### Given material
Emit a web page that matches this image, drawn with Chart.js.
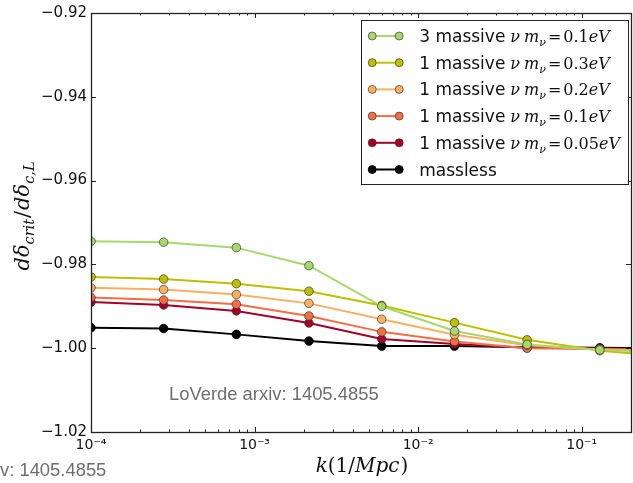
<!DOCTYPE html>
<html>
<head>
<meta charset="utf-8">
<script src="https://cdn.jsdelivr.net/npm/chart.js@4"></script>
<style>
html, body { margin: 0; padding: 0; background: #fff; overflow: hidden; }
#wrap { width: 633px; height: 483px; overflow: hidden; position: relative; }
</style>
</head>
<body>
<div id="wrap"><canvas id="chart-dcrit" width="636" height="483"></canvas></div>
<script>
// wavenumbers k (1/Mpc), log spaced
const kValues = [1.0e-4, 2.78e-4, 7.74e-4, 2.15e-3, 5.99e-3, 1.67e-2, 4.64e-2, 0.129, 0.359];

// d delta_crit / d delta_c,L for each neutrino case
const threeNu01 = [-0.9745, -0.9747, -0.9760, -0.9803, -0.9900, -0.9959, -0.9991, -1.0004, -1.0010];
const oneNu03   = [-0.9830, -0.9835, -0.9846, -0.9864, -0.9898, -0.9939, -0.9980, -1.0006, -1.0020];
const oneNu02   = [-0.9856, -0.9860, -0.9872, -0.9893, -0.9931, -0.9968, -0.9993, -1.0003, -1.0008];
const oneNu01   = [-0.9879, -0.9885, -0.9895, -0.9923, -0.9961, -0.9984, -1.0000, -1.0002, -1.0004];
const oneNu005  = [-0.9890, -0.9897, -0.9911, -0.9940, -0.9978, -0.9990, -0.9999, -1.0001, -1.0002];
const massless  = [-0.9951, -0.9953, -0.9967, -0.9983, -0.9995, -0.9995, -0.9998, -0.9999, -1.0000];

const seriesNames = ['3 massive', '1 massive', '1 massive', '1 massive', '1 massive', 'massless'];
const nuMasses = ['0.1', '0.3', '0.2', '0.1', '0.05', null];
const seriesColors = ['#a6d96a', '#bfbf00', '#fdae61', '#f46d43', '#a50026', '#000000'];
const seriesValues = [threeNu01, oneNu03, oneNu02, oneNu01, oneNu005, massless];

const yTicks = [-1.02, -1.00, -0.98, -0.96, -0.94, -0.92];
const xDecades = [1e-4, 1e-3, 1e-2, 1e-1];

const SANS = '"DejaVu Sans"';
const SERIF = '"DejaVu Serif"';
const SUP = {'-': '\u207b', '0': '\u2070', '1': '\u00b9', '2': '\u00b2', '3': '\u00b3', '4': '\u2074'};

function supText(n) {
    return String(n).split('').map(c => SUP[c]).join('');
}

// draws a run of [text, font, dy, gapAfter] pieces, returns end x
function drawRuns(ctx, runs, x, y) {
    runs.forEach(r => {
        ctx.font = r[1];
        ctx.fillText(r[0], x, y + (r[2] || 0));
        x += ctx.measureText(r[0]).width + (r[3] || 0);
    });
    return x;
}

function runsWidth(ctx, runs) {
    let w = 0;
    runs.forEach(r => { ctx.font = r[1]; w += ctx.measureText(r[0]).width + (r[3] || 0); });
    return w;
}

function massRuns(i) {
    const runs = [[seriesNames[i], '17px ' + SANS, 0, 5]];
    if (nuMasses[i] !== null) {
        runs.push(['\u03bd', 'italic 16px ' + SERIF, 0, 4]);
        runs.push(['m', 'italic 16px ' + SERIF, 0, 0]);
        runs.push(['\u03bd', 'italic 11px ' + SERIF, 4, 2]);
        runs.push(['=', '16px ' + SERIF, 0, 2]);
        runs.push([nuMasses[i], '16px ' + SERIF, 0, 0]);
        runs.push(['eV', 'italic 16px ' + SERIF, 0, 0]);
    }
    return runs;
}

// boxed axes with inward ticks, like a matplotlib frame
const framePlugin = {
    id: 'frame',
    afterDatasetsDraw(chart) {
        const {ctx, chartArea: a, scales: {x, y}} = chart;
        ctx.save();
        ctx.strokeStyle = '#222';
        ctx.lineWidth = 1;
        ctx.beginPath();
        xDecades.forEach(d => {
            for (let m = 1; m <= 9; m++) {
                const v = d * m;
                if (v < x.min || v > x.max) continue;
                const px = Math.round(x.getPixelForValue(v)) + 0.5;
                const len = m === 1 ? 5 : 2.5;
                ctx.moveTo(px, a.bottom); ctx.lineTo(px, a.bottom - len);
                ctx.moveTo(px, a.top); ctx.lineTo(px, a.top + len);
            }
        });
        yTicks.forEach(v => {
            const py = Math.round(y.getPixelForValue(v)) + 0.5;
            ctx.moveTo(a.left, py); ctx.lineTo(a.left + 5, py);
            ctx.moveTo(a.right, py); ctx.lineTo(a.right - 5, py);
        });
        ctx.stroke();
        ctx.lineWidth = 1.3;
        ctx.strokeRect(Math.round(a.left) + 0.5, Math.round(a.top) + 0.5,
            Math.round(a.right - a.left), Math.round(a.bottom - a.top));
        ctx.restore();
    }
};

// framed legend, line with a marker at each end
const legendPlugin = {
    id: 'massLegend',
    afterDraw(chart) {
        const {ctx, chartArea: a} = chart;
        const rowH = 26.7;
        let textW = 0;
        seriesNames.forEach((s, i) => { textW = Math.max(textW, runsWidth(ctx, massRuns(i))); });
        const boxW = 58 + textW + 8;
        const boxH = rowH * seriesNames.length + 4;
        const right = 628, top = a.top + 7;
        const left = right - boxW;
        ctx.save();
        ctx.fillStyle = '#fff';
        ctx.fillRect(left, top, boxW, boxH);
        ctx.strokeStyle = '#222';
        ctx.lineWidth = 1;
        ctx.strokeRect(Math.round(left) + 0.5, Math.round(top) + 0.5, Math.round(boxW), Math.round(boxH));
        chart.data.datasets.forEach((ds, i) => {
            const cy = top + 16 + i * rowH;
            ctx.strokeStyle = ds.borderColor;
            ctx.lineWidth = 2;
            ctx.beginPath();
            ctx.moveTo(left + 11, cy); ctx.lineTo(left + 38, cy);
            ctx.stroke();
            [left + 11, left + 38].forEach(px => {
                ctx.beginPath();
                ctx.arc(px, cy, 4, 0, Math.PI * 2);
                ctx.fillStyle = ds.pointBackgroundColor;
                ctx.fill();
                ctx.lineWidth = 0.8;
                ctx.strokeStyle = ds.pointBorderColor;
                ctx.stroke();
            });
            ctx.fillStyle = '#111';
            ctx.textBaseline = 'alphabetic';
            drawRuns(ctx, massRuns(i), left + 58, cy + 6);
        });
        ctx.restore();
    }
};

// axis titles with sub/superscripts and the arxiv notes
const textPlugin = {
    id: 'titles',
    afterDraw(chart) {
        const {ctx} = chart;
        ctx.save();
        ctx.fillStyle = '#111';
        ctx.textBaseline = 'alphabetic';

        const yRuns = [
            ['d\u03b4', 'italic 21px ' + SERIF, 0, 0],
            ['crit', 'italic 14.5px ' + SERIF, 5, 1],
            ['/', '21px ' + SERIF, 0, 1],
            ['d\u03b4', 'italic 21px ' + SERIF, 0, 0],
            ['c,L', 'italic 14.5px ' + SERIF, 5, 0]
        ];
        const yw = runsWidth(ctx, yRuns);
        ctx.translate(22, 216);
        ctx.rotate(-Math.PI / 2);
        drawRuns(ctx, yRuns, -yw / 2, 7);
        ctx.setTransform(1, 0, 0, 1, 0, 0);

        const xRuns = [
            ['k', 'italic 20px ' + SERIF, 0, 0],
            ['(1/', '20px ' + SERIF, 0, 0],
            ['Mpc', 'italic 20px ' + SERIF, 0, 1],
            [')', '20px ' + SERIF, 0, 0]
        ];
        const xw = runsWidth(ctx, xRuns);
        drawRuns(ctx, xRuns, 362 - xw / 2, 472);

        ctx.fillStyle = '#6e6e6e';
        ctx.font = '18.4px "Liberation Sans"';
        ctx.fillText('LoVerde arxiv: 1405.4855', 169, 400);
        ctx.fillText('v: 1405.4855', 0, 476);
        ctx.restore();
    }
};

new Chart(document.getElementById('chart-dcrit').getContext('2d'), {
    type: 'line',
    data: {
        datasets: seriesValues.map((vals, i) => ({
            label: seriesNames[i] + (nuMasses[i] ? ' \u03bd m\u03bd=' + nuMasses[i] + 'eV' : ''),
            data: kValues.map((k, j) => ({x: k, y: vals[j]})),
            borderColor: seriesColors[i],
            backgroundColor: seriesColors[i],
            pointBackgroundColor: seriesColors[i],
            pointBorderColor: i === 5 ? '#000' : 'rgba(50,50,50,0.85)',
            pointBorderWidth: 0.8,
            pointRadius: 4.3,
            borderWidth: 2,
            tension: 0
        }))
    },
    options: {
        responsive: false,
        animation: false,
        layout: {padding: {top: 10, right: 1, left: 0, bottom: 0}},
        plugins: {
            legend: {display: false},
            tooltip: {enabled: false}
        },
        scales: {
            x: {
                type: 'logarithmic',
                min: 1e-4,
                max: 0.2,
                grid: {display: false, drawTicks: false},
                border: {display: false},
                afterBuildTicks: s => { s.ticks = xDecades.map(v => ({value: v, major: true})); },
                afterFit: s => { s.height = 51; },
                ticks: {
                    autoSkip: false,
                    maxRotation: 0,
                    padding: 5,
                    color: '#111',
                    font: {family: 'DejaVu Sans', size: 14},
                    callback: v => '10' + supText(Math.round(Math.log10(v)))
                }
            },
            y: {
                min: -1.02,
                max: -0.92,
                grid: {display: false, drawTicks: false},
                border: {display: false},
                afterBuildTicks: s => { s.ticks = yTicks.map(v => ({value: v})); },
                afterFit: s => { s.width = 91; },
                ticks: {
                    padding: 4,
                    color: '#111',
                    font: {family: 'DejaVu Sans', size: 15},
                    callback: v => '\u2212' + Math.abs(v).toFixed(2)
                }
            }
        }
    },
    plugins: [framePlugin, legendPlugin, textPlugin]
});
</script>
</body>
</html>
######
What the exercise asks: Only the count is needed: the number of lines in the data that include the word "with".

Solution to this task: 4